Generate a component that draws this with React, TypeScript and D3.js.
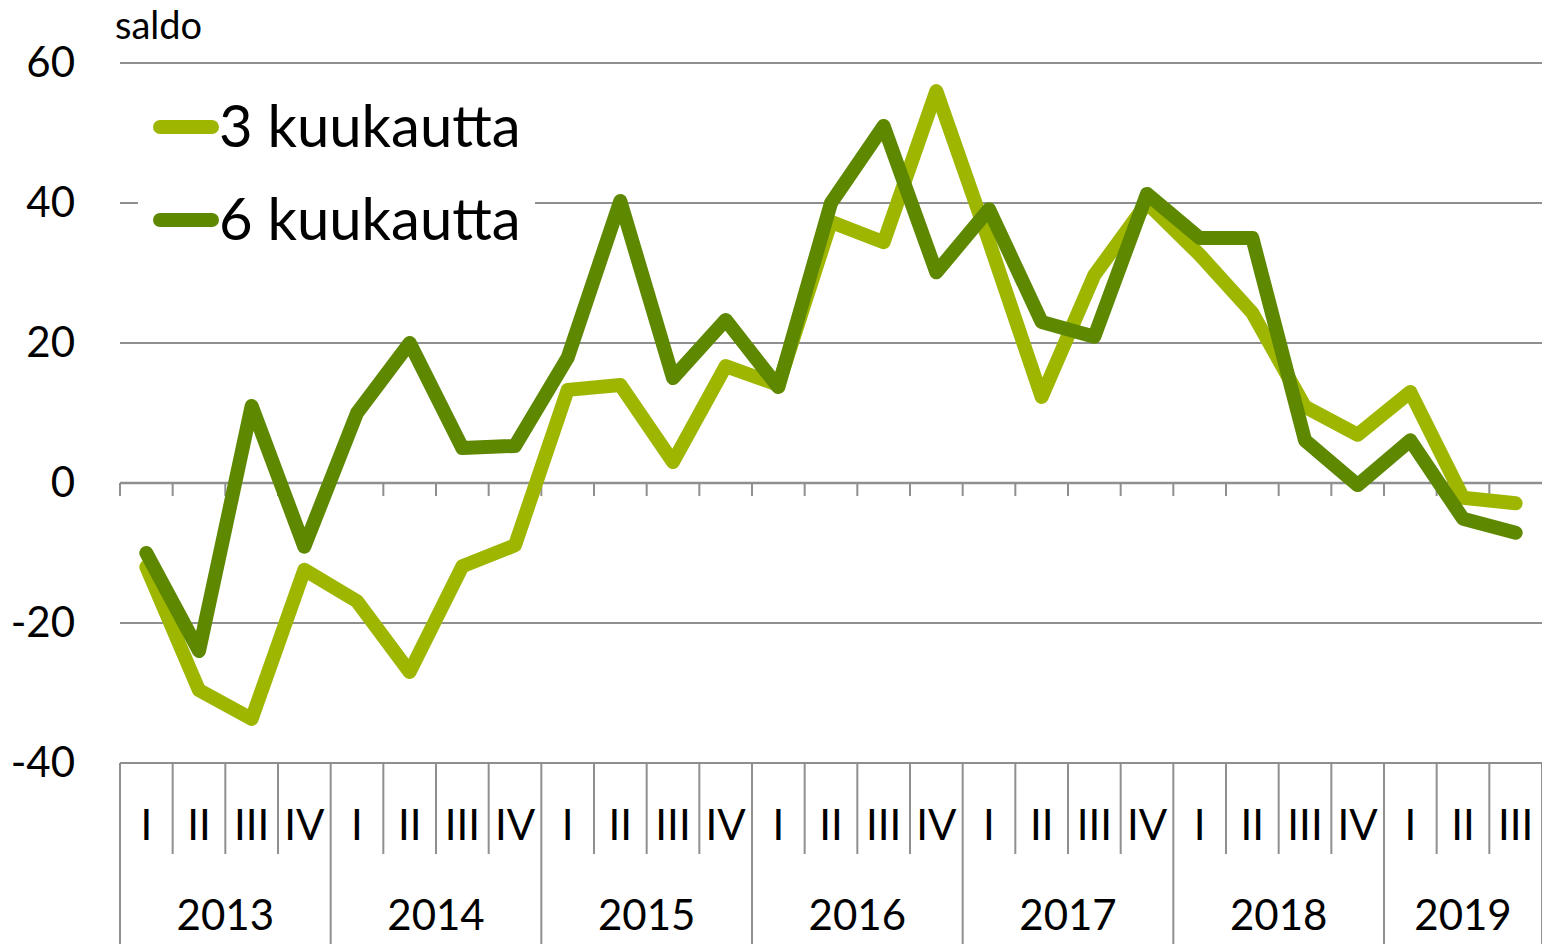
import React from "react";
import * as d3 from "d3";

const quarters = ["I","II","III","IV","I","II","III","IV","I","II","III","IV","I","II","III","IV","I","II","III","IV","I","II","III","IV","I","II","III"];
const years = ["2013","2014","2015","2016","2017","2018","2019"];
const series3 = [-12, -29.6, -33.7, -12.4, -16.9, -27, -11.9, -8.9, 13.3, 14, 3, 16.7, 14, 37.3, 34.4, 56, 34.5, 12.3, 29.7, 40, 32.6, 24.3, 10.9, 6.9, 13, -2.1, -2.9];
const series6 = [-10, -24, 11, -9.1, 10, 20, 5, 5.3, 17.9, 40.3, 15, 23.3, 13.7, 40, 51, 30.1, 39.1, 23, 20.9, 41.3, 35, 35, 6.1, -0.3, 6.1, -5.1, -7.1];
const yTicks = [60, 40, 20, 0, -20, -40];
const seriesNames = ["3 kuukautta", "6 kuukautta"];
const colors = ["#9fb600", "#5e8800"];

const W = 1542, H = 944;
const left = 120, right = 1542, top = 63, bottom = 763;
const FONT = "Lato, 'Open Sans', sans-serif";
const gridColor = "#8f8f8f";

export default function App() {
  const n = quarters.length;
  const x = d3.scaleBand<number>().domain(d3.range(n)).range([left, right]).padding(0);
  const y = d3.scaleLinear().domain([-40, 60]).range([bottom, top]);
  const cx = (i: number) => (x(i) as number) + x.bandwidth() / 2;
  const line = d3.line<number>().x((_, i) => cx(i)).y(d => y(d)).curve(d3.curveLinear);

  return (
    <svg width={W} height={H} style={{ position: "absolute", left: 0, top: 0, background: "#fff" }} fontFamily={FONT}>
      {yTicks.filter(t => t !== 0 && t !== -40).map(t => (
        <line key={t} x1={left} x2={right} y1={y(t)} y2={y(t)} stroke={gridColor} strokeWidth={2} />
      ))}
      <line x1={left} x2={right} y1={y(0)} y2={y(0)} stroke={gridColor} strokeWidth={2.5} />
      {d3.range(n).map(i => (
        <line key={"t" + i} x1={x(i) as number} x2={x(i) as number} y1={y(0)} y2={y(0) + 13} stroke={gridColor} strokeWidth={2} />
      ))}
      <line x1={left} x2={right} y1={bottom} y2={bottom} stroke={gridColor} strokeWidth={2} />
      {d3.range(n + 1).map(i => {
        const xx = i < n ? (x(i) as number) : right;
        const isYear = i % 4 === 0 || i === n;
        return <line key={"c" + i} x1={xx} x2={xx} y1={bottom} y2={isYear ? H : 854} stroke={gridColor} strokeWidth={2} />;
      })}
      {quarters.map((q, i) => (
        <text key={"q" + i} x={cx(i)} y={840} textAnchor="middle" fontSize={42} fill="#000">{q}</text>
      ))}
      {years.map((yr, k) => {
        const start = k * 4;
        const end = Math.min(start + 4, n);
        const mid = ((x(start) as number) + (end < n ? (x(end) as number) : right)) / 2;
        return <text key={yr} x={mid} y={930} textAnchor="middle" fontSize={42} fill="#000">{yr}</text>;
      })}
      {yTicks.map(t => (
        <text key={"y" + t} x={75} y={y(t) + 14} textAnchor="end" fontSize={42} fill="#000">{t}</text>
      ))}
      <text x={115} y={39} fontSize={38} fill="#000">saldo</text>
      <rect x={138} y={90} width={397} height={160} fill="#fff" />
      {[series3, series6].map((s, k) => (
        <path key={"s" + k} d={line(s) as string} fill="none" stroke={colors[k]} strokeWidth={14} strokeLinejoin="round" strokeLinecap="round" />
      ))}
      {seriesNames.map((nm, k) => {
        const ly = 127 + k * 93;
        return (
          <g key={nm}>
            <line x1={160} x2={212} y1={ly} y2={ly} stroke={colors[k]} strokeWidth={14} strokeLinecap="round" />
            <text x={219} y={ly + 20} fontSize={58} fill="#000">{nm}</text>
          </g>
        );
      })}
    </svg>
  );
}
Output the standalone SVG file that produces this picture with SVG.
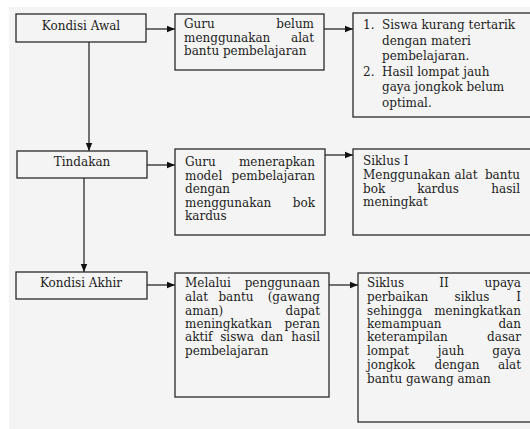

WRITTEN TASK => Transcribe, from the records above, the first line and every line after it up to and including the line with "import * as"; omit pictures.

ANSWER TO THE PROBLEM =>
Generate a component that draws this with React, TypeScript and D3.js.
import React from "react";
import * as d3 from "d3";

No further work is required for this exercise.